I had originally found myself very confused by how the second order axiom of induction restricted PA to a single model, leading to this discussion where I thought doing so would violate the incompleteness theorem.
What I misunderstood is that while the axiom schema of induction effectively quantifies over properties definable in PA, the SOL version quantifies over ALL properties, including those you can't even define in PA.
This seems like a really subtle point that wasn't obvious to me from the article, knowing FOL but not SOL. I actually realized my mistake when I saw that Eliezer was representing properties as sets in the visual diagram.

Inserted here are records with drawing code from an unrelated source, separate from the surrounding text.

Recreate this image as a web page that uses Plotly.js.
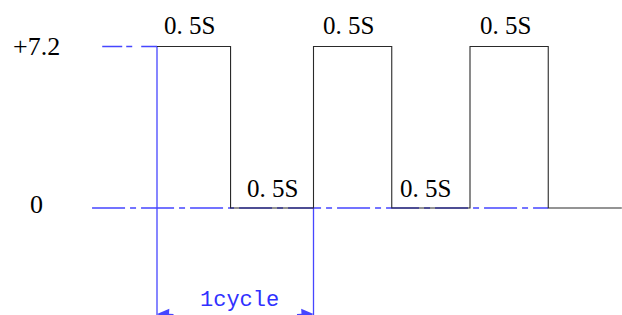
<!DOCTYPE html>
<html>
<head>
<meta charset="utf-8">
<script src="https://cdn.plot.ly/plotly-3.0.1.min.js"></script>
<style>html,body{margin:0;padding:0;background:#fff;}#chart{width:622px;height:315px;}</style>
</head>
<body>
<div id="chart"></div>
<script>
// ---- data ----
const edgeTimes = [0, 0.47, 1.0, 1.5, 2.0, 2.5, 2.97];   // seconds, signal transitions
const levels    = [7.2, 0, 7.2, 0, 7.2, 0, 0];            // signal level after each edge
const levelTicks  = [7.2, 0];
const levelLabels = ['+7.2', '0'];
const segmentLabel = '0. 5S';
const cycleStart = 0, cycleEnd = 1.0;
const cycleLabel = '1cycle';
const guideStart = -0.35;      // start of the +7.2 guide
const baseStart  = -0.415;     // start of the 0 guide

const blue = 'rgb(70,70,255)';
const waveColor = '#2a2a2a';
const yBottom = -4.77, yTop = 9.273;

const traces = [
  // blue centre line at 0
  {x: [baseStart, edgeTimes[5]], y: [0, 0], mode: 'lines',
   line: {color: blue, width: 1.3, dash: '33px,5px,6px,5px'}, hoverinfo: 'skip'},
  // blue guide at +7.2
  {x: [guideStart, edgeTimes[0]], y: [levelTicks[0], levelTicks[0]], mode: 'lines',
   line: {color: blue, width: 1.3, dash: '20px,4px,6px,9px'}, hoverinfo: 'skip'},
  // blue extension lines of one cycle
  {x: [cycleStart, cycleStart], y: [levelTicks[0], yBottom], mode: 'lines',
   line: {color: blue, width: 1.3}, hoverinfo: 'skip'},
  {x: [cycleEnd, cycleEnd], y: [0, yBottom], mode: 'lines',
   line: {color: blue, width: 1.3}, hoverinfo: 'skip'},
  // square wave
  {x: edgeTimes, y: levels, mode: 'lines', line: {color: waveColor, width: 1.1, shape: 'hv'},
   hoverinfo: 'skip'}
];

const annotations = [];
// level labels
levelTicks.forEach((v, i) => {
  annotations.push({xref: 'paper', x: 36/622, y: v, yref: 'y', text: levelLabels[i],
    showarrow: false, xanchor: 'center', yanchor: 'middle', yshift: i === 0 ? 0 : 4,
    font: {family: 'Liberation Serif, serif', size: 26, color: '#000'}});
});
// segment duration labels
for (let i = 0; i < edgeTimes.length - 2; i++) {
  const mid = (edgeTimes[i] + edgeTimes[i+1]) / 2;
  const high = levels[i] > 0;
  annotations.push({x: mid, y: levels[i], xref: 'x', yref: 'y', text: segmentLabel,
    showarrow: false, xanchor: 'center', yanchor: 'middle',
    xshift: high ? -4 : (i === 3 ? -5 : 0), yshift: high ? 21 : 20,
    font: {family: 'Liberation Serif, serif', size: 25, color: '#000'}});
}
// cycle label
annotations.push({x: (cycleStart + cycleEnd) / 2, xref: 'x', y: 0, yref: 'paper', text: cycleLabel,
  showarrow: false, xanchor: 'center', yanchor: 'middle', xshift: 4, yshift: 15,
  font: {family: 'Liberation Mono, monospace', size: 22, color: '#3030ff'}});
// dimension arrows (the dimension line itself lies just below the picture)
annotations.push({x: cycleStart, xref: 'x', y: -0.006, yref: 'paper', ax: 18, ay: 0, text: '',
  showarrow: true, arrowhead: 2, arrowsize: 1.5, arrowwidth: 1.6, arrowcolor: blue, standoff: 0});
annotations.push({x: cycleEnd, xref: 'x', y: -0.006, yref: 'paper', ax: -18, ay: 0, text: '',
  showarrow: true, arrowhead: 2, arrowsize: 1.5, arrowwidth: 1.6, arrowcolor: blue, standoff: 0});

const layout = {
  width: 622, height: 315,
  margin: {l: 0, r: 0, t: 0, b: 0},
  paper_bgcolor: '#fff', plot_bgcolor: '#fff',
  showlegend: false,
  xaxis: {range: [-157/156.5, 465/156.5], visible: false, fixedrange: true},
  yaxis: {range: [yBottom, yTop], visible: false, fixedrange: true},
  annotations: annotations
};

Plotly.newPlot('chart', traces, layout, {staticPlot: true, displayModeBar: false});
</script>
</body>
</html>
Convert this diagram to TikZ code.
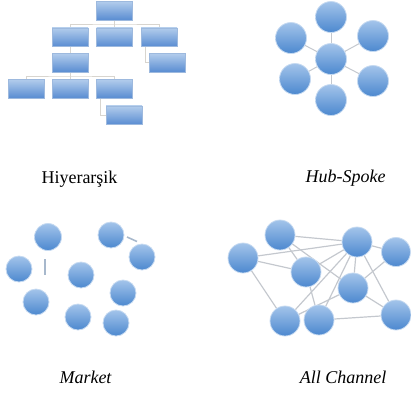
\documentclass[tikz,border=0pt]{standalone}
\usepackage{fontspec}
\setmainfont{Liberation Serif}
\usetikzlibrary{backgrounds}
\definecolor{boxtop}{HTML}{B3CDEC}
\definecolor{boxbot}{HTML}{5A8DD2}
\definecolor{boxrim}{HTML}{9DB9DE}
\definecolor{baltop}{HTML}{A3C4EA}
\definecolor{balbot}{HTML}{4C88CF}
\definecolor{balrim}{HTML}{C6DAF1}
\definecolor{conn}{HTML}{D8D5CF}
\definecolor{edge}{HTML}{C4C8CE}
\definecolor{frag}{HTML}{A7B8CC}
\tikzset{
  orgbox/.style={rectangle, minimum width=36pt, minimum height=18.5pt, inner sep=0pt,
    top color=boxtop, bottom color=boxbot, draw=boxrim, line width=0.5pt},
  ball/.style={circle, minimum size=#1, inner sep=0pt,
    top color=baltop, bottom color=balbot, draw=balrim, line width=0.8pt},
  ball/.default=30pt,
  orgline/.style={draw=conn, line width=1pt},
  spoke/.style={draw=edge, line width=1pt},
  link/.style={draw=edge, line width=1.2pt},
  fragline/.style={draw=frag, line width=1.6pt},
  caption/.style={font=\fontsize{18}{20}\selectfont, anchor=base, inner sep=0pt},
}
\begin{document}
\begin{tikzpicture}[x=1pt,y=-1pt]
\useasboundingbox (0,0) rectangle (411,394);

% ---------- Hierarchy ----------
\node[orgbox] (t)  at (114.5,10.5) {};
\node[orgbox] (b1) at (70,37) {};
\node[orgbox] (b2) at (114.5,37) {};
\node[orgbox] (b3) at (159,37) {};
\node[orgbox] (b4) at (70,62.5) {};
\node[orgbox] (b5) at (167.5,62.5) {};
\node[orgbox] (b6) at (26,88.5) {};
\node[orgbox] (b7) at (70,88.5) {};
\node[orgbox] (b8) at (114.5,88.5) {};
\node[orgbox] (b9) at (124,115) {};
\coordinate (h1) at (114.5,24);
\coordinate (h2) at (70,76);
\begin{scope}[on background layer]
\draw[orgline] (t.south) -- (h1);
\draw[orgline] (b1.north) |- (h1) -| (b3.north);
\draw[orgline] (b2.north) -- (h1);
\draw[orgline] (b1.south) -- (b4.north);
\draw[orgline] ([xshift=-14pt]b3.south) |- (b5.west);
\draw[orgline] (b4.south) -- (h2);
\draw[orgline] (b6.north) |- (h2) -| (b8.north);
\draw[orgline] (b7.north) -- (h2);
\draw[orgline] ([xshift=-14.5pt]b8.south) |- (b9.west);
\end{scope}
\node[caption] (lh) at (79.5,183) {Hiyerarşik};

% ---------- Hub-Spoke ----------
\node[ball=31pt] (hc) at (331,59) {};
\node[ball=31pt] (h1n) at (331,17) {};
\node[ball=31pt] (h2n) at (291,38) {};
\node[ball=31pt] (h3n) at (373,36) {};
\node[ball=31pt] (h4n) at (295,79) {};
\node[ball=31pt] (h5n) at (373,81) {};
\node[ball=31pt] (h6n) at (331,100) {};
\begin{scope}[on background layer]
\foreach \n in {h1n,h2n,h3n,h4n,h5n,h6n} \draw[spoke] (hc) -- (\n);
\end{scope}
\node[caption] (ls) at (345.5,182) {\itshape Hub-Spoke};

% ---------- Market ----------
\node[ball=27pt] (m1) at (48,237) {};
\node[ball=26pt] (m2) at (111,235) {};
\node[ball=26pt] (m3) at (142,257) {};
\node[ball=26pt] (m4) at (19,269) {};
\node[ball=26pt] (m5) at (81,275) {};
\node[ball=26pt] (m6) at (123,293) {};
\node[ball=26pt] (m7) at (36,302) {};
\node[ball=26pt] (m8) at (78,317) {};
\node[ball=26pt] (m9) at (116,323) {};
\coordinate (f1a) at (45,259);
\coordinate (f1b) at (45,275);
\coordinate (f2a) at (127,237);
\coordinate (f2b) at (137,241.5);
\draw[fragline] (f1a) -- (f1b);
\draw[fragline] (f2a) -- (f2b);
\node[caption] (lm) at (85.5,383) {\itshape Market};

% ---------- All Channel ----------
\node[ball] (a1) at (280,235) {};
\node[ball] (a2) at (243,258) {};
\node[ball] (a3) at (306,272) {};
\node[ball] (a4) at (357,242) {};
\node[ball=29pt] (a5) at (396,252) {};
\node[ball] (a6) at (353,288) {};
\node[ball] (a7) at (285,321) {};
\node[ball] (a8) at (319,320) {};
\node[ball] (a9) at (396,315) {};
\begin{scope}[on background layer]
\foreach \u/\v in {a1/a4,a2/a4,a2/a3,a2/a7,a1/a3,a1/a6,a4/a5,a4/a3,a4/a7,a4/a8,a4/a6,a4/a9,a5/a6,a6/a9,a6/a7,a3/a8,a8/a9}
  \draw[link] (\u) -- (\v);
\end{scope}
\node[caption] (la) at (343,383) {\itshape All Channel};
\end{tikzpicture}
\end{document}
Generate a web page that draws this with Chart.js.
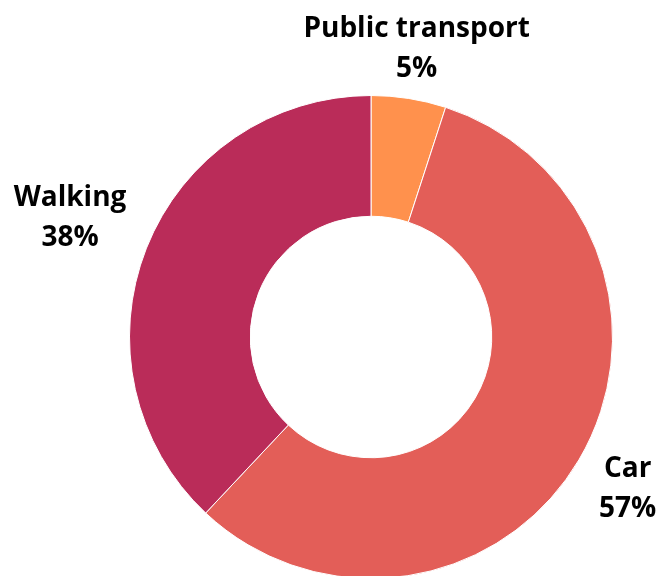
<!DOCTYPE html>
<html>
<head>
<meta charset="utf-8">
<script src="https://cdn.jsdelivr.net/npm/chart.js@4/dist/chart.umd.min.js"></script>
<style>
  html, body { margin: 0; padding: 0; background: #fff; overflow: hidden; }
  #wrap { width: 659px; height: 600px; }
</style>
</head>
<body>
<div id="wrap"><canvas id="chart" width="659" height="600"></canvas></div>
<script>
// Travel mode share (doughnut)
const categories = ['Public transport', 'Car', 'Walking'];
const shares = [5, 57, 38];
const sliceColors = ['#FF914D', '#E35E58', '#BA2C59'];

// Draws "Name\nNN%" outside each slice, from the arc geometry
const outsideLabels = {
  id: 'outsideLabels',
  afterDatasetsDraw(chart) {
    const ctx = chart.ctx;
    const meta = chart.getDatasetMeta(0);
    ctx.save();
    ctx.font = 'bold 28px "Open Sans", sans-serif';
    ctx.fillStyle = '#000';
    ctx.textAlign = 'center';
    ctx.textBaseline = 'middle';
    meta.data.forEach((arc, i) => {
      const p = arc.getProps(['x', 'y', 'startAngle', 'endAngle', 'outerRadius'], true);
      const mid = (p.startAngle + p.endAngle) / 2;
      const lines = [categories[i], shares[i] + '%'];
      const w = Math.max(...lines.map(t => ctx.measureText(t).width));
      const off = 34 + 0.46 * w * Math.abs(Math.cos(mid));
      const r = p.outerRadius + off;
      const cx = p.x + Math.cos(mid) * r;
      const cy = p.y + Math.sin(mid) * r;
      ctx.fillText(lines[0], cx, cy - 20);
      ctx.fillText(lines[1], cx, cy + 20);
    });
    ctx.restore();
  }
};

new Chart(document.getElementById('chart'), {
  type: 'doughnut',
  data: {
    labels: categories,
    datasets: [{
      data: shares,
      backgroundColor: sliceColors,
      borderColor: '#fff',
      borderWidth: 1
    }]
  },
  options: {
    responsive: false,
    animation: false,
    cutout: '50%',
    layout: { padding: { left: 129, right: 46, top: 95, bottom: 21 } },
    plugins: {
      legend: { display: false },
      tooltip: { enabled: false }
    }
  },
  plugins: [outsideLabels]
});
</script>
</body>
</html>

Anyway, I thought others might benefit by learning from my mistake. Also, I'd like to point out that this definition of the natural numbers yields no procedure that lets you produce theorems of PA as second-order logic has no computable complete definition of provability. Just use the axiom schema of induction instead of the second order axiom of induction and you will be able to produce theorems though.
Perhaps LessWrong is a place where I can say "Your question is wrong" without causing unintended offense. (And none is intended.)
Yes, for ω-consistency to even be defined for a theory it must interpret the language of arithmetic. This is a necessary precondition for the statement you quoted, and does not contradict it.
Work in PA, and take a family of statements P(n) where each P(n) is true but independent of PA, and not overly simple statements themselves---say, P(n) is "the function epsilon n in the fast growing hierarchy is a total function". (The important thing here is that the statement is at least Pi2---true pure existence statements are always provable, and if the statements were universal there would be a different ω-consistency problem. The exact statement isn't so important, but not that these statements are true, but not provable in PA.)
Now consider the statement T="there is an n such that P(n) is false". PA+T has no standard model (because T is false), but PA+T doesn't prove any of the P(n), let alone all of them, so there's no ω-consistency problem.
Thanks, can you recommend a textbook for this stuff? I've mostly been learning off Wikipedia.
I can't find a textbook on logic in the lesswrong textbook list.